Welcome to the first Informed Decisions article of 2023, hope the year finds you in good form, and excited for the year ahead; here I’ll look at 3 investment lessons to take from 2022!

2022 was a testing investment year for many. Rather than jump headlong into 2023, let’s take a few minutes to reflect and observe what we can learn from 2022! To me, there are 3 main investment lessons to be taken from last year:

  1. Inflation continues to be the real risk
  2. Diversification matters
  3. Embrace uncertainty

#1 Inflation Is The Real Risk

When we invest, we (should) know that there are risks associated with doing so. We know that the value of our investments will rise and fall above and below the amount we invested, potentially quite dramatically. We know that the media will terrify us with headlines any time that investment values fall sharply, even if only temporarily.

Prior to 2021, inflation however was not one of the risks that people were very conscious of! We knew it existed, but inflation had been close to zero % for the previous decade, so consumers and investors were not overly concerned with it.

Despite it’s lack of visibility at the time, for us at Informed Decisions, inflation has always been the biggest risk to people seeking a dignified and prosperous financial life.

Taking an example from our ‘Spice Girls article in 2019 – Inflation in Ireland (when inflation had hit a 7-year high of 1.7%!!):

Imagine it’s 1998, and you have just retired, and are feeling great. You are drawing an income from an ARF, say €1,000 per month. You have a lot of plans for the future and you celebrate with a treat.

And you buy tickets for yourself and your partner to go see the Spice Girls in The Point in Dublin! Two tickets cost you at the time the equivalent of €50. You have a great evening, with a few pints before and after the gig, and sure why wouldn’t you, a pint of Guinness is €2.65 in 1998!

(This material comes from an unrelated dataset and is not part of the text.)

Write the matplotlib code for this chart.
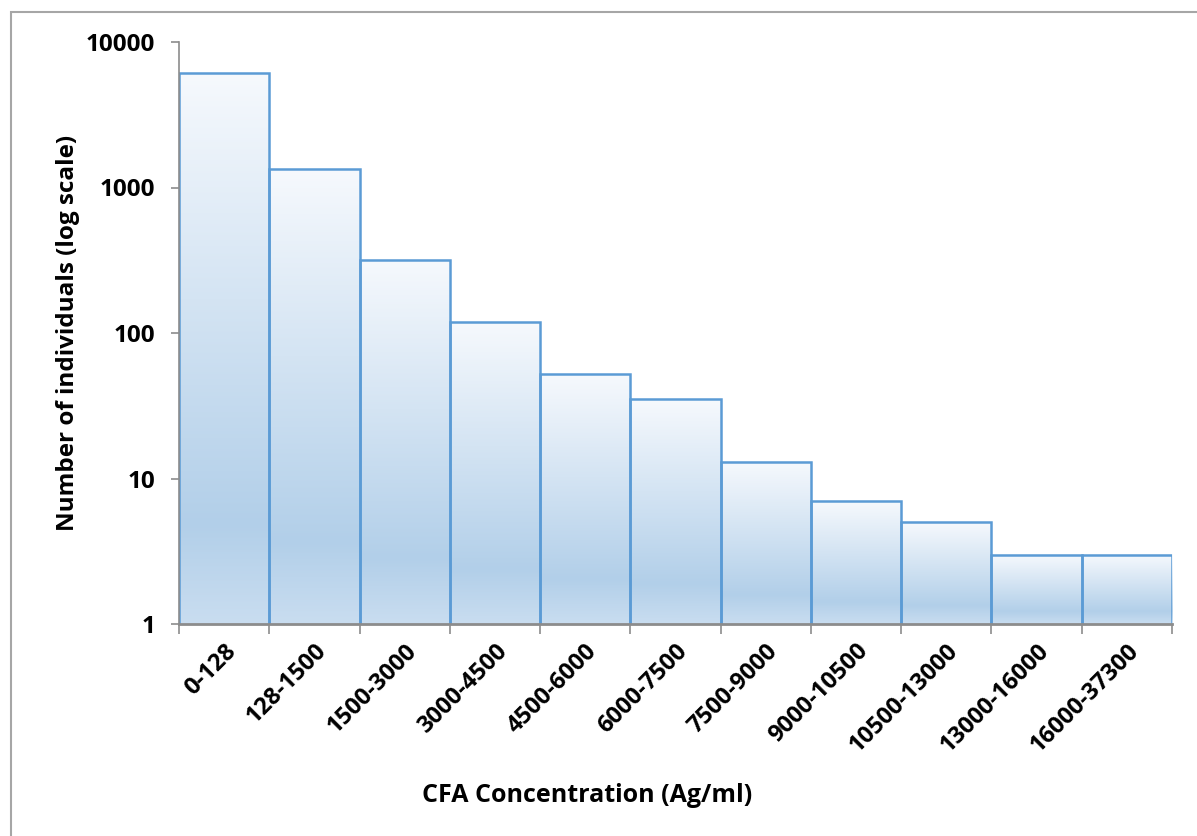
import numpy as np
import matplotlib
matplotlib.use("Agg")
import matplotlib.pyplot as plt
from matplotlib.colors import LinearSegmentedColormap
from matplotlib.patches import Rectangle
from matplotlib.transforms import Bbox, TransformedBbox, BboxTransformTo

# CFA concentration classes and counts of individuals
categories = ["0-128", "128-1500", "1500-3000", "3000-4500", "4500-6000",
              "6000-7500", "7500-9000", "9000-10500", "10500-13000",
              "13000-16000", "16000-37300"]
counts = [6100, 1340, 318, 119, 52, 35, 13, 7, 5, 3, 3]
y_ticks = [1, 10, 100, 1000, 10000]
y_tick_labels = ["1", "10", "100", "1000", "10000"]

plt.rcParams["font.family"] = ["Open Sans", "DejaVu Sans"]
plt.rcParams["font.weight"] = "bold"

W, H = 1197, 836
fig = plt.figure(figsize=(W / 100, H / 100), dpi=100)
fig.patch.set_facecolor("white")

# chart-area frame
fig.patches.append(Rectangle((10.5 / W, -0.1), 2.0, 1 - 12.5 / H + 0.1,
                             transform=fig.transFigure, fill=False,
                             edgecolor="#a6a6a6", linewidth=1.5))

ax = fig.add_axes([179 / W, 1 - 624 / H, (1172 - 179) / W, (624 - 42) / H])
ax.set_yscale("log")
ax.set_ylim(1, 10000)
n = len(categories)
ax.set_xlim(0, n)

grad_cmap = LinearSegmentedColormap.from_list(
    "barfill", [(0.0, "#c9ddf0"), (0.18, "#b2cfe9"), (1.0, "#f6f9fd")])
grad = np.linspace(0, 1, 256).reshape(-1, 1)

edge = "#5b9bd5"
for i, v in enumerate(counts):
    bb = TransformedBbox(Bbox([[i, 1], [i + 1, v]]), ax.transData)
    ax.imshow(grad, cmap=grad_cmap, aspect="auto", origin="lower",
              extent=(0, 1, 0, 1), transform=BboxTransformTo(bb),
              interpolation="bilinear", zorder=1)
bars = ax.bar(np.arange(n) + 0.5, counts, width=1.0, bottom=0,
              facecolor="none", edgecolor=edge, linewidth=1.8, zorder=2)

for s in ("top", "right"):
    ax.spines[s].set_visible(False)
for s in ("left", "bottom"):
    ax.spines[s].set_color("#8c8c8c")
    ax.spines[s].set_linewidth(1.2)
    ax.spines[s].set_zorder(3)
ax.spines["bottom"].set_linewidth(2.0)

ax.set_yticks(y_ticks)
ax.set_yticklabels(y_tick_labels)
ax.yaxis.set_minor_locator(matplotlib.ticker.NullLocator())
ax.tick_params(axis="y", length=6, width=1.2, color="#8c8c8c",
               labelsize=17.5, pad=11)

ax.set_xticks(np.arange(n + 1), minor=True)
ax.set_xticks(np.arange(n) + 0.5)
ax.set_xticklabels(categories, rotation=45, ha="right", va="top",
                   rotation_mode="anchor")
ax.tick_params(axis="x", which="major", length=0, labelsize=17, pad=11)
ax.tick_params(axis="x", which="minor", length=7, width=1.2, color="#8c8c8c")
for lbl in ax.get_xticklabels() + ax.get_yticklabels():
    lbl.set_fontweight("bold")

ax.set_xlabel("CFA Concentration (Ag/ml)", fontsize=18, fontweight="bold")
ax.xaxis.set_label_coords((587 - 179) / (1172 - 179), -(795 - 624) / (624 - 42))
ax.xaxis.label.set_verticalalignment("center")
ax.set_ylabel("Number of individuals (log scale)", fontsize=17.5,
              fontweight="bold", labelpad=4)

fig.savefig("out.png", dpi=100, facecolor="white")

These prices may seem almost comical, however, they are anything but. The fact that 1998 is very recent history goes to show the fact that inflation is something that we might like to think won’t affect us, but we’ll (hopefully) all feel its effect as we grow older into the future.

Fast forward 20 years, it’s 2018 and you are going strong. You have had a superb couple of decades of retirement; doing some part-time roles, working with a few good causes, plenty of recreation, family time and holidays.

Life has been good to you. You hear that the Spice Girls are coming back to Ireland, to Croke Park, and so you go to buy a couple of tickets. Tickets are €75 each, a total of €150. Three times the price. A pint of Guinness is now €5, twice what it was. Nothing criminal going on, just inflation.

If we were to update this little example to January 2023, we’d find that the prices are up another c20% since 2018, due to inflation alone.

To put it in a nutshell, according to the CSO, from November 2021 to November 2022, prices were up c9% in Ireland.

CSO Nov 2021 to Nov 2022 prices up c9%

If the vast majority of the assets on which you will rely for financial freedom now or in the future, are not increasing at least in line with inflation (after fees and taxes!), then you are losing and are exposed to a very real and very definite risk. Not only is it a potential risk, it is definite, and you are walking right into it if you are not taking action to avoid it.

Inflation is the real risk; important investment lessons to consider.

#2 Diversification Matters

During 2020 and 2021, many millions of armchair investors made lots of easy money by investing in what everyone was investing in; Facebook, Google, Tesla, Apple, Zoom, Docusign etc!

Just look at Degiro’s map of the most traded stock on their platform, per country, during 2021…Tesla, Tesla, Tesla!

And it’s not difficult to understand why; in 2020, Tesla stock price increased by 743%, versus only 15% increase in a globally diversified equity fund from Vanguard!

It is easy to see why many turned their backs on a ‘boring’ global equity fund, and jump head-long into these miraculous types of individual stocks.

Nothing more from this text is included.